Writing on the Wall
One of the features of a number of martial arts is that they rely, not on ones own strength but on turning one's opponents strength against them.
Similarly, it is always a pleasure when one can turn anti-Stratfordian arguments against them.
It is a matter of faith among anti-Strats that the surviving signatures of Shakespeare somehow prove he was not a writer. "Look at that indistinct scrawl" they call out. "How could such a man possibly be a great writer".

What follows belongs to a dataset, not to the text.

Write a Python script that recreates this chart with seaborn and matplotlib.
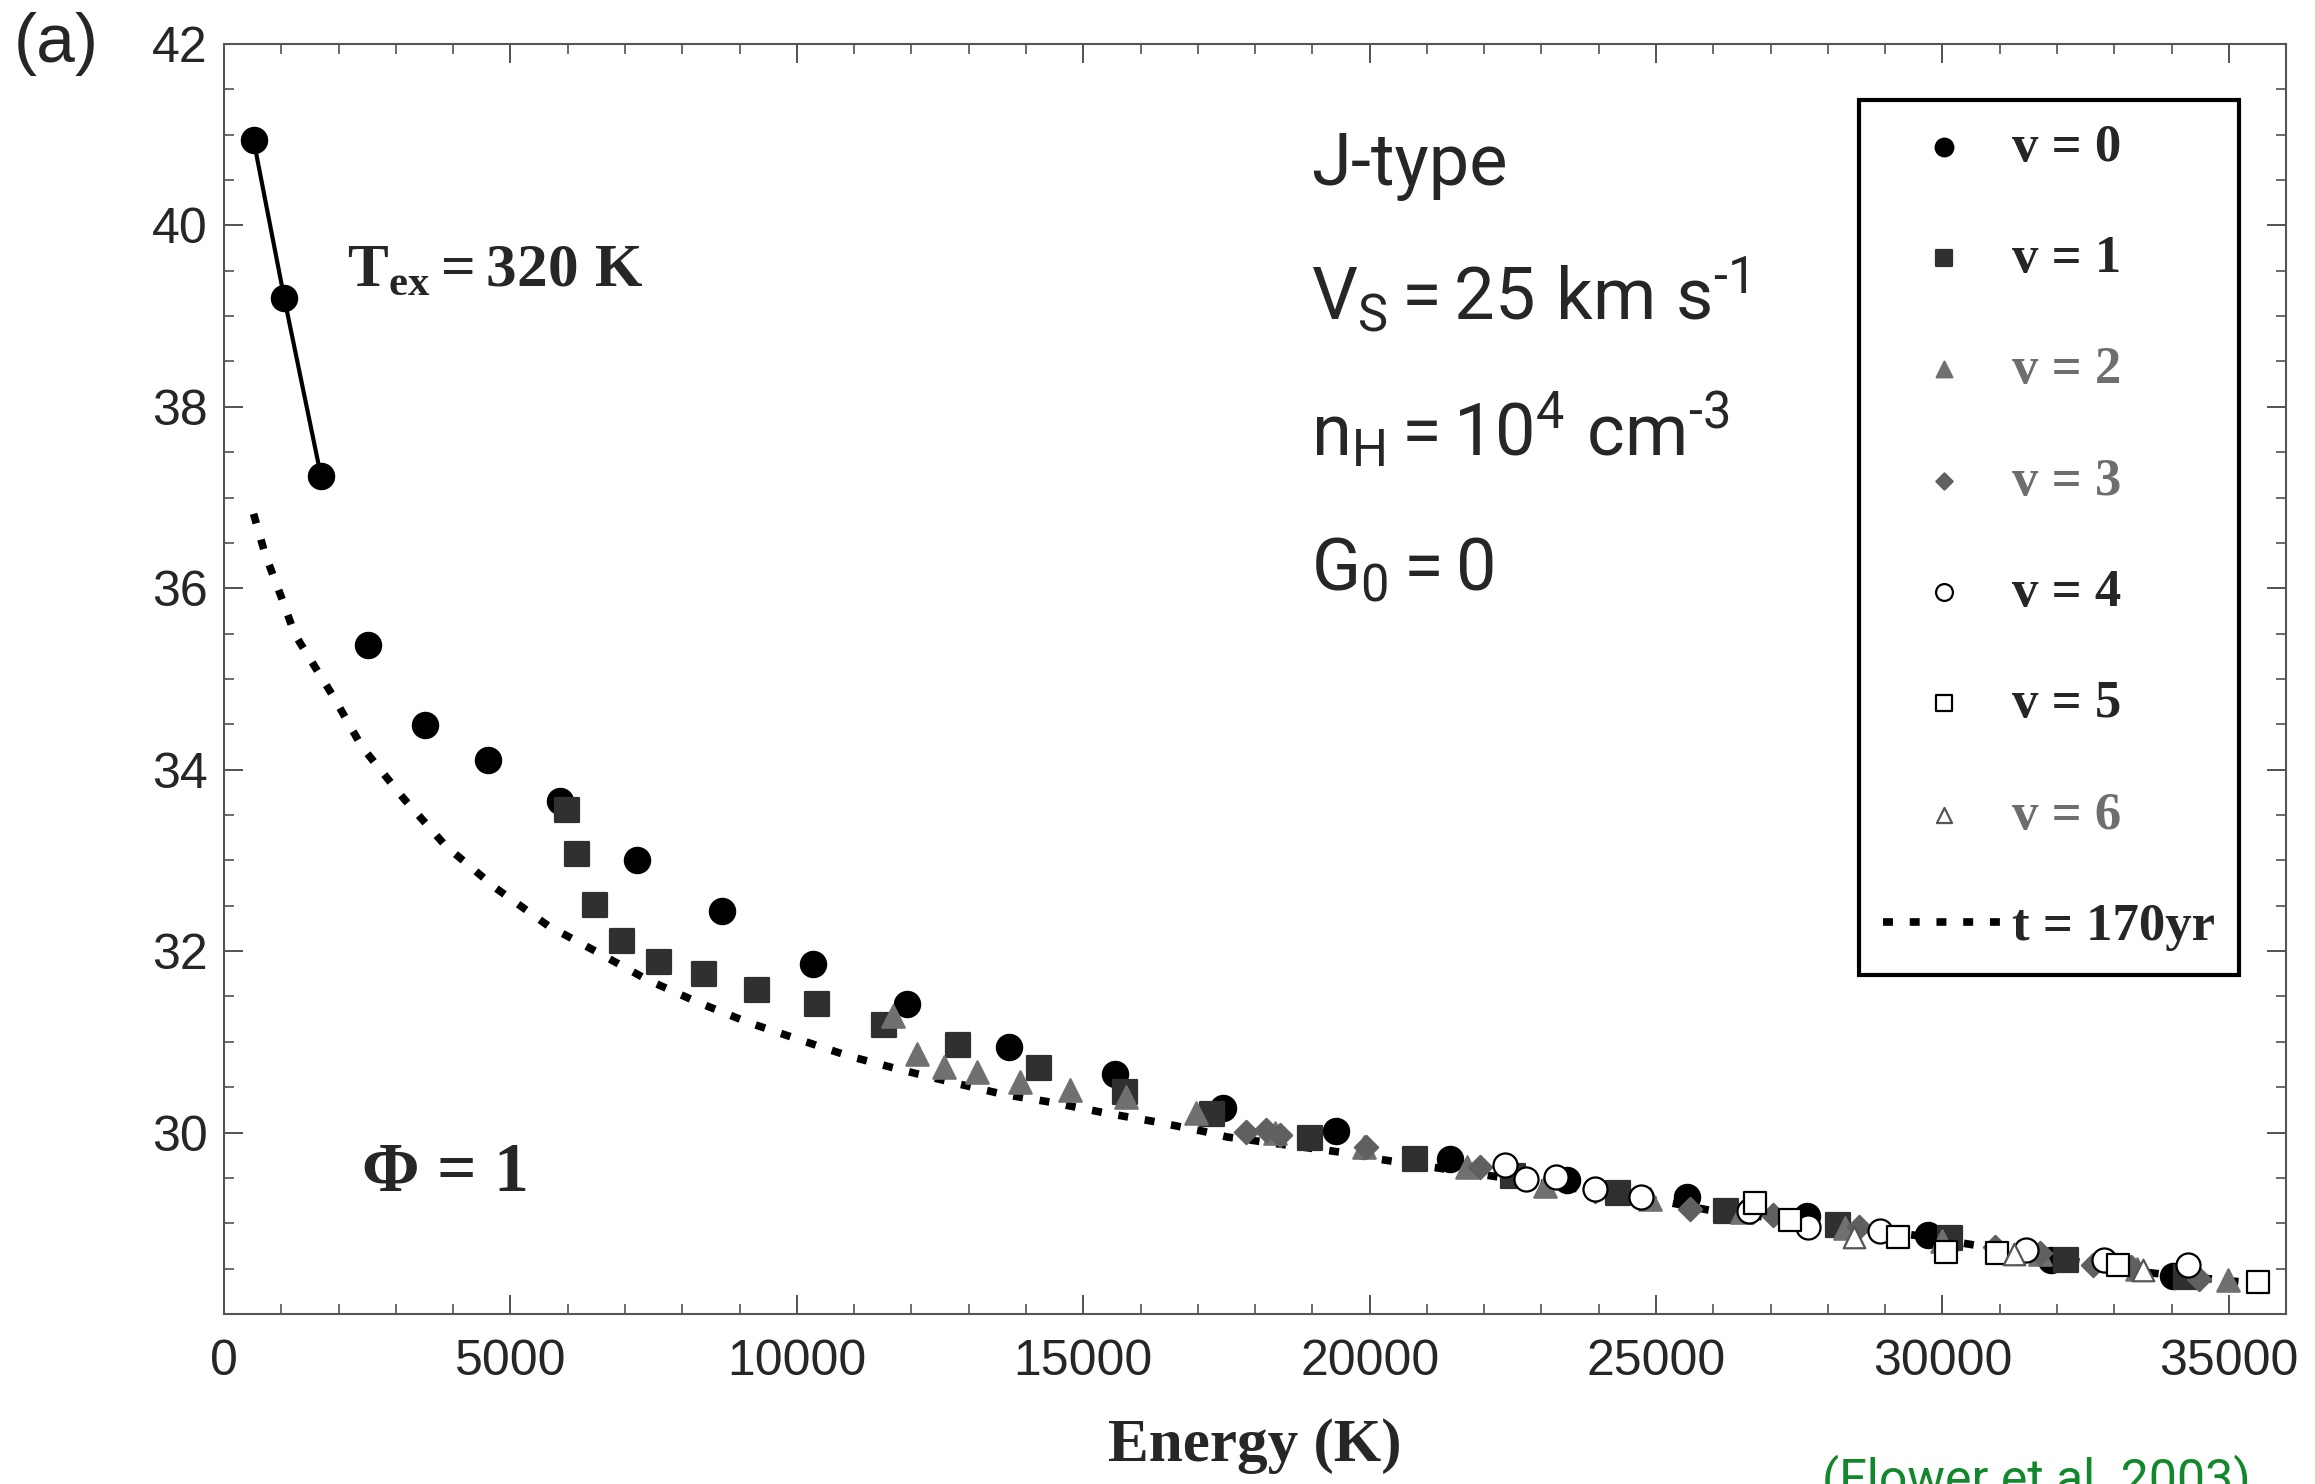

The possibilities that the signatures are in secretary hand which differs from modern notions of what good handwriting looks like, or that one would put less care into scrawling a signature as a legal formality as one would to writing a play manuscript for performance or that the surviving signatures are from a later period of Shakespeare's life when for all anyone knows, he could have been suffering from a degenerative illness or even that handwriting (as any sufferer from Dyslexia or Dyspraxia would tell you) has any bearing on artistic ability are all to be discounted as mere speculation. Oxfordians don't find the handwriting aesthetically pleasing, therefore Shakespeare didn't write the plays
The world of textual analysis of differences between variants of the plays (as fully detailed elsewhere on this site throws up interesting counterbalances to this argument. Take the play Othello for example. There are two sources modern editors use for this play, a Quarto edition of 1622 and the First Folio edition of 1623. In his Arden edition of Othello, E A J Honigman makes the point that there a number of disagreements between the two editions and many of them centre around the endings of words; for example 'you' and 'your', 'the' and 'their' 'know' and 'know't'. Why is this? Honigmann convincingly argues that this is a feature of the 'foul copy' from which both Quarto and Folio are drawn; in which the handwriting was fairly illegible throughout and would often tail off towards the ends of words, which would end in an indistinct scribble. And what do anti-Strats often state about Shakespeare? That his handwriting, as shown in his surviving signatures, was an indistinct scrawl.
One fall and a submission to the Strats I think.